The "it takes thousands of years for light to escape our sun" is a bit misleading, and certainly confusing if you don't have a decent quantum physics footing. It doesn't literally talk about a little ball being produced and then travelling at the speed of light for thousands of years before it travels the distance of less than a light second. It just takes  a lot of time for the energy to propagate through the bulk of the Sun (two main processes are important here - absorption + radiation, and convection), in some ways similar to how it takes a lot of time for Earth's heat to propagate all the way to the crust - and yet you wouldn't say that the (infrared) light took "thousands of years to get from the core to the crust". It didn't - it just wouldn't have been emitted if the heat wasn't released that long ago in the first place.
The deal with neutrinos is that they have very little interaction with anything even at the large densities of the Sun's core (about 150 times the density of water under standard atmospheric pressure on Earth); only a tiny fraction of the neutrinos produced is actually absorbed on their way out of the Sun, so they do actually travel the distance in "a straight line" - and with their speed very close to the speed of light, it's a very short time indeed.
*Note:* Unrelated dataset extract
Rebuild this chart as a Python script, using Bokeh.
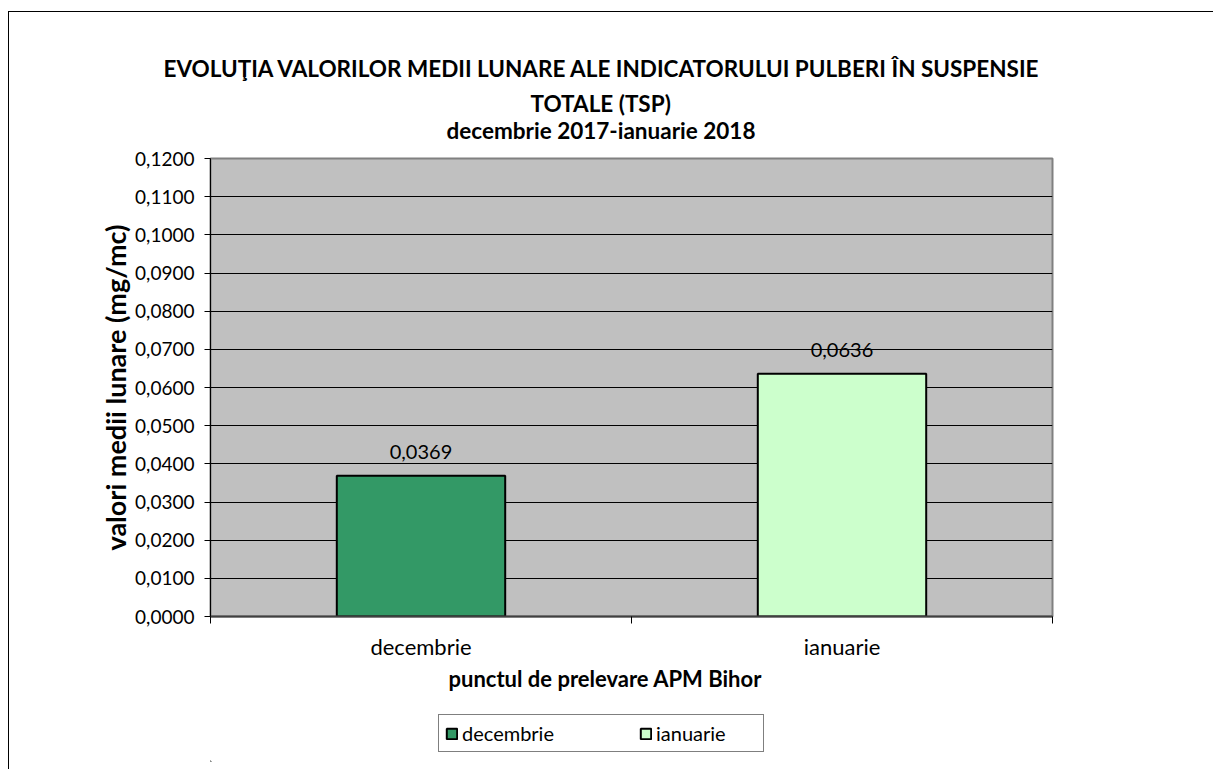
from bokeh.plotting import figure
from bokeh.models import (ColumnDataSource, FixedTicker, CustomJSTickFormatter, Range1d,
                          Title, Legend, LegendItem)
from bokeh.layouts import column
from bokeh.embed import file_html
from bokeh.resources import INLINE
from bokeh.core.properties import value

# ---- data ----
categories = ["decembrie", "ianuarie"]
values = [0.0369, 0.0636]
colors = ["#339966", "#CCFFCC"]
y_ticks = [0.00, 0.01, 0.02, 0.03, 0.04, 0.05, 0.06, 0.07, 0.08, 0.09, 0.10, 0.11, 0.12]
title_lines = ["EVOLUŢIA VALORILOR MEDII LUNARE ALE INDICATORULUI PULBERI ÎN SUSPENSIE",
               "TOTALE  (TSP)",
               "decembrie 2017-ianuarie 2018"]
x_title = "punctul de prelevare APM Bihor"
y_title = "valori medii lunare (mg/mc)"

FONT = "Lato"
OX = 9                 # page x of the canvases (inside the outer border)
W = 1205

# ---------------- main plot ----------------
P_Y0, P_H = 12, 688
FL, FR, FT, FB = 210 - OX, 1052 - OX, 158 - P_Y0, 616 - P_Y0

p = figure(width=W, height=P_H, output_backend="svg", toolbar_location=None,
           x_range=Range1d(0, len(categories)), y_range=Range1d(y_ticks[0], y_ticks[-1]),
           min_border_left=FL, min_border_right=W - FR, min_border_top=FT, min_border_bottom=P_H - FB)
p.background_fill_color = "#C0C0C0"
p.border_fill_color = "white"
p.outline_line_color = "#808080"
p.outline_line_width = 2

xs = [i + 0.5 for i in range(len(categories))]
labels = [f"{v:.4f}".replace(".", ",") for v in values]
src = ColumnDataSource(dict(x=xs, top=values, lab=labels))

for i in range(len(categories)):
    p.vbar(x=[xs[i]], top=[values[i]], width=0.4, bottom=0,
           fill_color=colors[i], line_color="black", line_width=2)

p.text(x="x", y="top", text="lab", source=src, text_align="center", text_baseline="middle",
       y_offset=-24, text_font=value(FONT), text_font_size="20px", text_color="black")

p.xgrid.visible = False
p.ygrid.ticker = FixedTicker(ticks=y_ticks)
p.ygrid.grid_line_color = "black"
p.ygrid.grid_line_width = 1

p.yaxis.ticker = FixedTicker(ticks=y_ticks)
p.yaxis.formatter = CustomJSTickFormatter(code="return tick.toFixed(4).replace('.', ',');")
p.yaxis.major_label_text_font = FONT
p.yaxis.major_label_text_font_size = "19px"
p.yaxis.major_label_text_color = "black"
p.yaxis.major_tick_out = 6
p.yaxis.major_tick_in = 0
p.yaxis.minor_tick_out = 0
p.yaxis.minor_tick_in = 0
p.yaxis.major_label_standoff = 10
p.yaxis.axis_line_color = "black"
p.yaxis.axis_label = y_title
p.yaxis.axis_label_text_font = FONT
p.yaxis.axis_label_text_font_style = "bold"
p.yaxis.axis_label_text_font_size = "27px"
p.yaxis.axis_label_text_color = "black"
p.yaxis.axis_label_standoff = 0

p.xaxis.ticker = FixedTicker(ticks=xs, minor_ticks=list(range(len(categories) + 1)))
p.xaxis.major_label_overrides = {xs[i]: categories[i] for i in range(len(categories))}
p.xaxis.major_tick_out = 0
p.xaxis.major_tick_in = 0
p.xaxis.minor_tick_out = 7
p.xaxis.minor_tick_in = 0
p.xaxis.minor_tick_line_color = "black"
p.xaxis.axis_line_color = "#404040"
p.xaxis.axis_line_width = 2
p.xaxis.major_label_text_font = FONT
p.xaxis.major_label_text_font_size = "22px"
p.xaxis.major_label_text_color = "black"
p.xaxis.major_label_standoff = 9

# titles above (first added = closest to the plot); a blank spacer first
p.add_layout(Title(text=" ", text_color="white", text_font=FONT, text_font_size="1px",
                   standoff=12), "above")
for txt, st, off in zip(reversed(title_lines), [0, -4, 16], [236, 320, -47]):
    p.add_layout(Title(text=txt, align="left", offset=off, text_font=FONT,
                       text_font_style="bold", text_font_size="22.5px", text_color="black",
                       standoff=st), "above")

p.add_layout(Title(text=x_title, align="left", offset=238, text_font=FONT,
                   text_font_style="bold", text_font_size="22px", text_color="black",
                   standoff=0), "below")
p.styles = {"border-left": "1px solid black", "border-top": "1px solid black"}
p.margin = (P_Y0 - 1, 0, 0, OX - 1)

# ---------------- legend strip ----------------
L_Y0, L_H = P_Y0 + P_H, 70
q = figure(width=W, height=L_H, output_backend="svg", toolbar_location=None,
           x_range=Range1d(100, 102), y_range=Range1d(1, 2),
           x_axis_type=None, y_axis_type=None,
           min_border_left=FL, min_border_right=W - FR, min_border_top=705 - L_Y0,
           min_border_bottom=L_Y0 + L_H - 762)
q.outline_line_color = None
q.grid.visible = False
q.background_fill_color = "white"
# legend proxies (same bars, placed outside the strip's visible ranges)
leg_r = [q.vbar(x=[xs[i]], top=[values[i]], width=0.4, fill_color=colors[i],
                line_color="black", line_width=2) for i in range(len(categories))]
leg = Legend(items=[LegendItem(label=categories[i], renderers=[leg_r[i]]) for i in range(len(categories))],
             orientation="horizontal", location=(438 - 210, 762 - 753), border_line_color="black",
             border_line_width=1, background_fill_color="white", background_fill_alpha=1,
             label_text_font=FONT, label_text_font_size="20px", label_text_color="black",
             glyph_width=13, glyph_height=13, label_standoff=4, spacing=76, label_width=101,
             padding=6, margin=0)
q.add_layout(leg, "center")
q.styles = {"border-left": "1px solid black"}
q.margin = (0, 0, 0, OX - 1)

layout = column(p, q, spacing=0)
open("out.html", "w").write(file_html(layout, INLINE))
That's why if the Sun magically stopped all fusion right now, we would know in just a few minutes, even though the change in the Sun's energy output would be very small for hundreds of years to come (though as far as I'm aware, noöne has done a full-scale simulation to see how exactly that kind of thing would proceed). Most of the interactions you work with daily are the result of the electro-magnetic force - things like touch, sight, smell... neutrinos don't interact electro-magnetically at all - they only interact gravitationally (remember how we said that gravity is a very weak force?) and "weakly" (about five orders of magnitude weaker than the electro-magnetic force). And the weak interaction is very limited in distance (unlike both electro-magnetism and gravity).
A: Light takes a long time to escape not because the sun is particularly large but because they run into a lot of electrons and protons on the way. So the light is taking a path that is more like a drunkard's walk than a straight line. With neutrinos, though, they interact very rarely. A typical neutrino can pass through more than a light-year of lead before it runs into anything. The only reason we detect any neutrinos at all is because there are so many of them that even events that are rare happen a few times.